New homes will have to produce around 30% less carbon emissions from 2022, as part of a major update to the Building Regulations

The significant update provides an uplift to existing energy efficiency standards for homes, and marks a stepping stone towards the introduction of the Future Homes Standard in 2025.

The new Building Regulations comprise five new Approved Documents, including uplifts to Part L (fuel and power) and Part F (ventilation), which will come into effect from 15 June 2022, and will have a marked impact on new homes and existing homes.

In new homes, which will include self build homes, there will be new regulations to mitigate the risk of overheating. And in existing homes, standards have been raised to reduce energy use and carbon emissions during home improvements.

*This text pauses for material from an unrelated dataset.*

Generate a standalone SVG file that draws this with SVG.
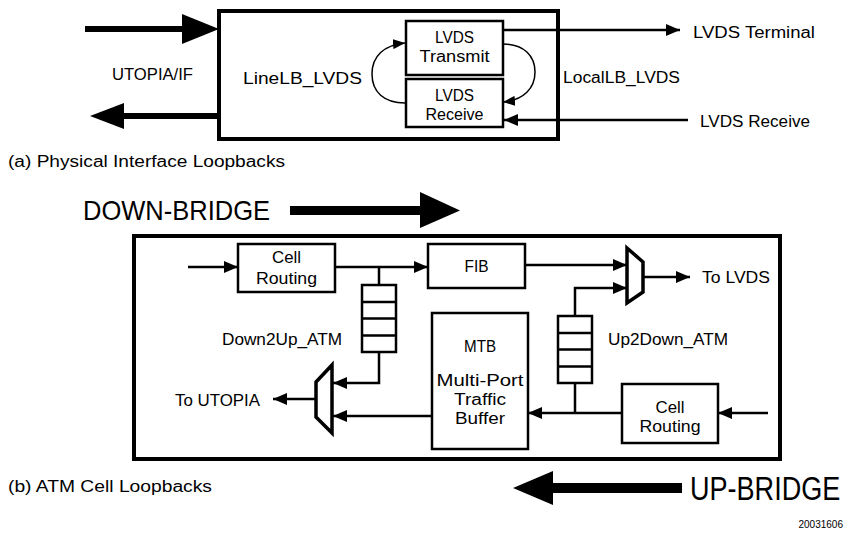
<svg xmlns="http://www.w3.org/2000/svg" width="848" height="533" viewBox="0 0 848 533">
<style>
text{font-family:"Liberation Sans","DejaVu Sans",sans-serif;font-size:16px;fill:#000}
.c{text-anchor:middle}
.big{font-size:28px}
.huge{font-size:33px}
.box{fill:#fff;stroke:#000;stroke-width:2.5}
.frame{fill:none;stroke:#000;stroke-width:4}
.ln{fill:none;stroke:#000;stroke-width:2.5}
.thin{fill:none;stroke:#000;stroke-width:1.5}
.mux{fill:#fff;stroke:#000;stroke-width:3.5;stroke-linejoin:miter}
.id{font-family:"Liberation Sans",sans-serif;font-size:10px}
</style>
<defs>
<marker id="ah" markerUnits="userSpaceOnUse" markerWidth="14" markerHeight="12" refX="14" refY="6" orient="auto"><path d="M0,0 L14,6 L0,12 z" fill="#000"/></marker>
<marker id="ahs" markerUnits="userSpaceOnUse" markerWidth="12" markerHeight="10" refX="12" refY="5" orient="auto"><path d="M0,0 L12,5 L0,10 z" fill="#000"/></marker>
</defs>
<rect width="848" height="533" fill="#fff"/>

<!-- (a) Physical interface loopbacks -->
<g id="phy-frame">
<rect class="frame" x="219" y="11" width="339" height="128"/>
</g>
<g id="lvds-transmit">
<rect class="box" x="406" y="21" width="97" height="54"/>
<text class="c" x="454.5" y="43" textLength="39" lengthAdjust="spacingAndGlyphs">LVDS</text>
<text class="c" x="454.5" y="62" textLength="70" lengthAdjust="spacingAndGlyphs">Transmit</text>
</g>
<g id="lvds-receive">
<rect class="box" x="406" y="79" width="97" height="48"/>
<text class="c" x="454.5" y="101" textLength="39" lengthAdjust="spacingAndGlyphs">LVDS</text>
<text class="c" x="454.5" y="120" textLength="58" lengthAdjust="spacingAndGlyphs">Receive</text>
</g>
<g id="phy-labels">
<text x="112" y="80" textLength="81" lengthAdjust="spacingAndGlyphs">UTOPIA/IF</text>
<text x="243" y="84" textLength="119" lengthAdjust="spacingAndGlyphs">LineLB_LVDS</text>
<text x="563" y="83" textLength="117" lengthAdjust="spacingAndGlyphs">LocalLB_LVDS</text>
<text x="693" y="38" textLength="122" lengthAdjust="spacingAndGlyphs">LVDS Terminal</text>
<text x="700" y="127" textLength="110" lengthAdjust="spacingAndGlyphs">LVDS Receive</text>
<text x="8" y="167" textLength="277" lengthAdjust="spacingAndGlyphs">(a) Physical Interface Loopbacks</text>
</g>

<!-- (b) ATM cell loopbacks -->
<g id="atm-frame">
<rect class="frame" x="134" y="236" width="646" height="223"/>
</g>
<g id="cell-routing-down">
<rect class="box" x="238" y="244" width="97" height="48"/>
<text class="c" x="286.5" y="263" textLength="29" lengthAdjust="spacingAndGlyphs">Cell</text>
<text class="c" x="286.5" y="284" textLength="61" lengthAdjust="spacingAndGlyphs">Routing</text>
</g>
<g id="fib">
<rect class="box" x="428" y="244" width="97" height="44"/>
<text class="c" x="476.5" y="272" textLength="24" lengthAdjust="spacingAndGlyphs">FIB</text>
</g>
<g id="down2up-queue">
<rect class="box" x="362" y="285" width="34" height="67"/>
<path class="ln" d="M362,302 H396 M362,318.5 H396 M362,335.5 H396"/>
</g>
<g id="up2down-queue">
<rect class="box" x="558" y="316" width="34" height="67"/>
<path class="ln" d="M558,333 H592 M558,349.5 H592 M558,366.5 H592"/>
</g>
<g id="mtb">
<rect class="box" x="432" y="313" width="96" height="136"/>
<text class="c" x="480" y="352" textLength="32" lengthAdjust="spacingAndGlyphs">MTB</text>
<text class="c" x="480" y="386" textLength="87" lengthAdjust="spacingAndGlyphs">Multi-Port</text>
<text class="c" x="480" y="405" textLength="52" lengthAdjust="spacingAndGlyphs">Traffic</text>
<text class="c" x="480" y="424" textLength="50" lengthAdjust="spacingAndGlyphs">Buffer</text>
</g>
<g id="cell-routing-up">
<rect class="box" x="622" y="384" width="96" height="59"/>
<text class="c" x="670" y="413" textLength="29" lengthAdjust="spacingAndGlyphs">Cell</text>
<text class="c" x="670" y="432" textLength="61" lengthAdjust="spacingAndGlyphs">Routing</text>
</g>
<g id="mux-utopia">
<path class="mux" d="M332,365 L332,433 L316,417 L316,382 Z"/>
</g>
<g id="mux-lvds">
<path class="mux" d="M627,248 L627,303 L643,292 L643,262 Z"/>
</g>
<g id="atm-labels">
<text x="222" y="345" textLength="120" lengthAdjust="spacingAndGlyphs">Down2Up_ATM</text>
<text x="608" y="345" textLength="120" lengthAdjust="spacingAndGlyphs">Up2Down_ATM</text>
<text x="175" y="406" textLength="85" lengthAdjust="spacingAndGlyphs">To UTOPIA</text>
<text x="702" y="283" textLength="68" lengthAdjust="spacingAndGlyphs">To LVDS</text>
<text class="big" x="83" y="220" textLength="187" lengthAdjust="spacingAndGlyphs">DOWN-BRIDGE</text>
<text class="huge" transform="translate(690,500) scale(0.82,1)" x="0" y="0">UP-BRIDGE</text>
<text x="8" y="492" textLength="204" lengthAdjust="spacingAndGlyphs">(b) ATM Cell Loopbacks</text>
<text class="id" x="843" y="528" text-anchor="end">20031606</text>
</g>

<g id="connectors">
<!-- top panel -->
<path d="M85,29 H185" stroke="#000" stroke-width="6"/>
<path d="M182,14 L219,29 L182,44 Z" fill="#000"/>
<path d="M219,116 H120" stroke="#000" stroke-width="6"/>
<path d="M124,103 L90,116 L124,129 Z" fill="#000"/>
<path class="ln" d="M503,30 H680" marker-end="url(#ah)"/>
<path class="ln" d="M688,120 H504" marker-end="url(#ah)"/>
<path class="thin" d="M405,103 C384,103 372,92 372,74 C372,56 384,45 405,43" marker-end="url(#ahs)"/>
<path class="thin" d="M503,44 C524,44 535,56 535,72 C535,88 524,100 503,102" marker-end="url(#ahs)"/>
<!-- bottom panel -->
<path d="M290,210.5 H424" stroke="#000" stroke-width="9"/>
<path d="M420,192 L460,210.5 L420,228 Z" fill="#000"/>
<path d="M682,488 H550" stroke="#000" stroke-width="10"/>
<path d="M553,471 L513,488 L553,505 Z" fill="#000"/>
<path class="ln" d="M188,267 H238" marker-end="url(#ah)"/>
<path class="ln" d="M335,267 H428" marker-end="url(#ah)"/>
<path class="ln" d="M379,267 V285"/>
<path class="ln" d="M379,352 V383 H333" marker-end="url(#ah)"/>
<path class="ln" d="M432,416 H333" marker-end="url(#ah)"/>
<path class="ln" d="M316,399 H273" marker-end="url(#ah)"/>
<path class="ln" d="M525,265 H627" marker-end="url(#ah)"/>
<path class="ln" d="M575,316 V288 H627" marker-end="url(#ah)"/>
<path class="ln" d="M643,277 H690" marker-end="url(#ah)"/>
<path class="ln" d="M768,413 H718" marker-end="url(#ah)"/>
<path class="ln" d="M622,413 H528" marker-end="url(#ah)"/>
<path class="ln" d="M575,383 V413"/>
</g>
</svg>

The Department for Levelling Up, Housing and Communities (DHLUC) believes the new regulations will help the UK to meet its net zero target. Housing minister Eddie Hughes said: “The changes will significantly improve the energy efficiency of the buildings where we live, work and spend our free time and are an important step on our country’s journey towards a cleaner, greener built environment.”

What’s Been Announced?

The Building Regulations changes comes with £6.6 billion of direct investment into improving the energy efficiency of buildings, the government says. And the announcements impact both new homes and existing homes. 

New homes

  • There will be a 30% cut on emissions from new homes, as well as a 27% cut on new buildings including offices and shops 
  • An entirely new Building Regulation and Approved Document O has been set up to mitigate the risk of overheating in new homes. One key inclusion is that maximum limits to the amount of glazing will be set on new residential buildings
  • New homes will adopt the Fabric Energy Efficiency Standard to measure energy efficiency
  • There will be a maximum flow temperature requirement of 55°C for new and replacement heating systems, as part of the Part L uplift
  • An appendix has been included in Part L which sets out a good practice specification for a home built with a heat pump.

Existing homes

  • Uplifts to Part L & Part F of the Building Regulations have set new minimum standards for fabric efficiency. For example, there will be a new efficiency metric for the whole house calculation method for new extensions 
  • There will be a requirement for new or replacement heating system designs to accept low-carbon heating in future, including integrating the latest Ecodesign appliance benchmarks.